After a lot of R&D work a test was performed. A rocket was launched from somewhere in the South Pacific. It tracked a derelict satellite used as a target, closed on it, and disabled it. At that point my dad’s involvement on the project ended.
A few months later while at home he & my mom were listening to a speech by the President. In the middle of the speech he announced to the American public that the USA now had the ability to identify, track, and destroy hostile satellites. My mom says all the color drained from his face but she had no idea why since the entire project was still highly classified. In fact when my dad got to work the next day there was a memo waiting on his desk telling him that he was not to confirm, deny, or even discuss anything he may have heard on the radio or tv the previous night.
The President didn’t make that announcement for the benefit of the American people. He was sending a very public message to the leadership of the USSR.
(And my dad never told this story until well after the 25 year time frame established for routine declassification of such materials.)
A US Navy nuclear-powered ballistic submarine popped up in the Norwegian Sea this week in a rare show of force.

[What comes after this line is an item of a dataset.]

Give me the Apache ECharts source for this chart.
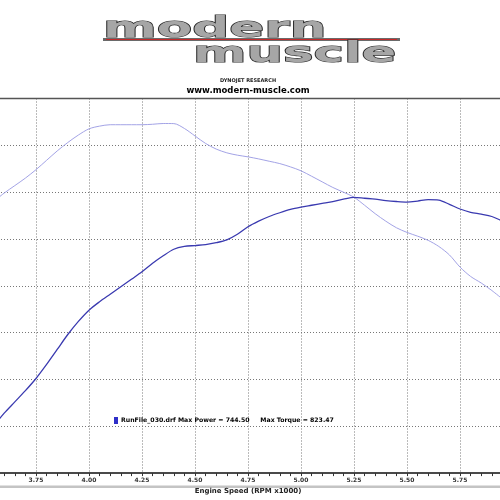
<!DOCTYPE html>
<html>
<head>
<meta charset="utf-8">
<script src="https://cdn.jsdelivr.net/npm/echarts@6/dist/echarts.min.js"></script>
<style>
html,body{margin:0;padding:0;background:#fff;overflow:hidden;width:500px;height:500px;}
#wrap{position:relative;width:500px;height:500px;overflow:hidden;}
#c{position:absolute;left:-17px;top:0;width:530px;height:500px;}
</style>
</head>
<body>
<div id="wrap"><div id="c"></div></div>
<script>
// Data
const rpm = [3.55,3.60,3.65,3.70,3.75,3.80,3.85,3.90,3.95,4.00,4.05,4.10,4.15,4.20,4.25,4.30,4.35,4.40,4.45,4.50,4.55,4.60,4.65,4.70,4.75,4.80,4.85,4.90,4.95,5.00,5.05,5.10,5.15,5.20,5.25,5.30,5.35,5.40,5.45,5.50,5.55,5.60,5.65,5.70,5.75,5.80,5.85,5.90,5.95];
const power = [500,514,526,538,551,566,582,598,612,624,633,641,649,657,665,674,682,689,692,693,694,696,699,705,713,719,724,728,731.5,734,736,738,740,742.5,744.5,743.5,742.5,741,740,739.4,740.5,742,741.5,737,732,728.5,726.5,724,719];
const torque = [740,749,757,765,774,784,794,803,811,817.6,820.5,822,822,822,822,822.5,823.3,823.2,818,810,802,796,792,789.5,787.7,785.5,783,780.5,777,772.8,767,761,755,750,744.6,736,727,719,712,707,703,698.5,692,683,670,660,653,645,636];
const yTicks = [450,850,50];
const xTicks = [3.5,6.0,0.25];
const legendText = 'RunFile_030.drf Max Power = 744.50     Max Torque = 823.47';
const logoTop = 'modern';
const logoBottom = 'muscle';
const subTitle1 = 'DYNOJET RESEARCH';
const subTitle2 = 'www.modern-muscle.com';
const axisName = 'Engine Speed (RPM x1000)';

const OX = 17; // chart canvas is shifted 17px left
const chart = echarts.init(document.getElementById('c'), null, {renderer:'canvas'});
const font = '"DejaVu Sans", Verdana, sans-serif';
chart.setOption({
  animation:false,
  backgroundColor:'#fff',
  grid:{left:0,right:0,top:98.5,height:386,containLabel:false},
  xAxis:{
    type:'value', min:xTicks[0], max:xTicks[1], interval:xTicks[2],
    axisLine:{show:true,lineStyle:{color:'#4a4a4a',width:2}},
    axisTick:{show:true,length:3,lineStyle:{color:'#333',width:1}},
    minorTick:{show:true,splitNumber:5,length:3,lineStyle:{color:'#333',width:1}},
    splitLine:{show:true,lineStyle:{color:'#777',type:[1,2],width:1}},
    axisLabel:{formatter:v=>v.toFixed(2),fontSize:6,fontWeight:'bold',color:'#333',fontFamily:font,margin:4,showMinLabel:false,showMaxLabel:false},
    name:axisName,nameLocation:'middle',nameGap:11,
    nameTextStyle:{fontSize:7,fontWeight:'bold',color:'#222',fontFamily:font}
  },
  yAxis:{
    type:'value', min:yTicks[0], max:yTicks[1], interval:yTicks[2],
    axisLine:{show:false},axisTick:{show:false},axisLabel:{show:false},
    splitLine:{show:true,lineStyle:{color:'#777',type:[1,2],width:1}}
  },
  legend:{
    show:true,left:109+OX,top:412,orient:'horizontal',
    itemWidth:4,itemHeight:7,icon:'rect',
    data:[{name:'Power'}],
    formatter:()=>legendText,
    textStyle:{fontSize:6.2,fontWeight:'bold',color:'#000',fontFamily:font,padding:[0,0,0,-2]}
  },
  series:[
    {name:'Torque',type:'line',smooth:0.3,showSymbol:false,clip:true,
     data:rpm.map((r,i)=>[r,torque[i]]),
     lineStyle:{color:'#a3a3e6',width:1},itemStyle:{color:'#a3a3e6'}},
    {name:'Power',type:'line',smooth:0.3,showSymbol:false,clip:true,
     data:rpm.map((r,i)=>[r,power[i]]),
     lineStyle:{color:'#3a3ab0',width:1.3},itemStyle:{color:'#2f2fc8'}}
  ],
  graphic:[
    {type:'rect',shape:{x:0,y:485.5,width:530,height:2.5},style:{fill:'#c4c4c4'},z:-1,silent:true},
    {type:'line',shape:{x1:0,y1:98.5,x2:530,y2:98.5},style:{stroke:'#555',lineWidth:1.5},z:10,silent:true},
    {type:'line',shape:{x1:103+OX,y1:39.5,x2:400+OX,y2:39.5},style:{stroke:'#6a6a6a',lineWidth:3},z:5,silent:true},
    {type:'line',shape:{x1:106+OX,y1:39.5,x2:397+OX,y2:39.5},style:{stroke:'#c42a2a',lineWidth:1.2},z:6,silent:true},
    {type:'text',x:103+OX,y:29,scaleX:1.78,scaleY:1,z:7,silent:true,
     style:{text:logoTop,font:'bold 29px '+font,fill:'#a6a6a6',stroke:'#2a2a2a',lineWidth:1.2,
            verticalAlign:'middle',align:'left',shadowColor:'rgba(0,0,0,0.4)',shadowOffsetX:1.5,shadowOffsetY:1.5,shadowBlur:1}},
    {type:'text',x:193+OX,y:54,scaleX:1.77,scaleY:1,z:7,silent:true,
     style:{text:logoBottom,font:'bold 29px '+font,fill:'#a6a6a6',stroke:'#2a2a2a',lineWidth:1.2,
            verticalAlign:'middle',align:'left',shadowColor:'rgba(0,0,0,0.4)',shadowOffsetX:1.5,shadowOffsetY:1.5,shadowBlur:1}},
    {type:'text',x:248+OX,y:81,silent:true,
     style:{text:subTitle1,font:'bold 5px '+font,fill:'#222',align:'center',verticalAlign:'middle'}},
    {type:'text',x:248+OX,y:90.5,silent:true,
     style:{text:subTitle2,font:'bold 8.5px '+font,fill:'#000',align:'center',verticalAlign:'middle'}}
  ]
});
</script>
</body>
</html>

Multi-Domain Readiness in action 🚁🌊🔱 @USNavy 🇺🇸 guided-missile cruiser #USSNormandy (CG 60) and ballistic missile submarine #USSTennessee (SSBN 734) steam alongside in the #NorwegianSea while a P-8A Poseidon and E-6B Mercury fly overhead, June 23, 2024. pic.twitter.com/8Uttvmkny9
Like the Air Force E-4B "Nightwatch," the Navy plane is sometimes called the "Doomsday plane," as it can relay National Command Authority directives to US submarines as part of the "Take Charge and Move Out" mission and fulfill "Looking Glass" obligations, which involves directing nuclear forces if the ground-based options are gone.
The US has made similar revelations in other parts of the world with its Ohio-class cruise-missile submarines, which carry 154 land-attack Tomahawks.
Russia made a show of having one of these vessels, the first-in-class Severodvinsk, surface off Norway in July 2022, and another one of these submarines, the Kazan, was spotted in Cuba earlier this month during a five-day official visit.
Other Russian vessels, such as the Admiral Gorshkov frigate, joined the Kazan during the visit ahead of an air and maritime exercise in the Caribbean.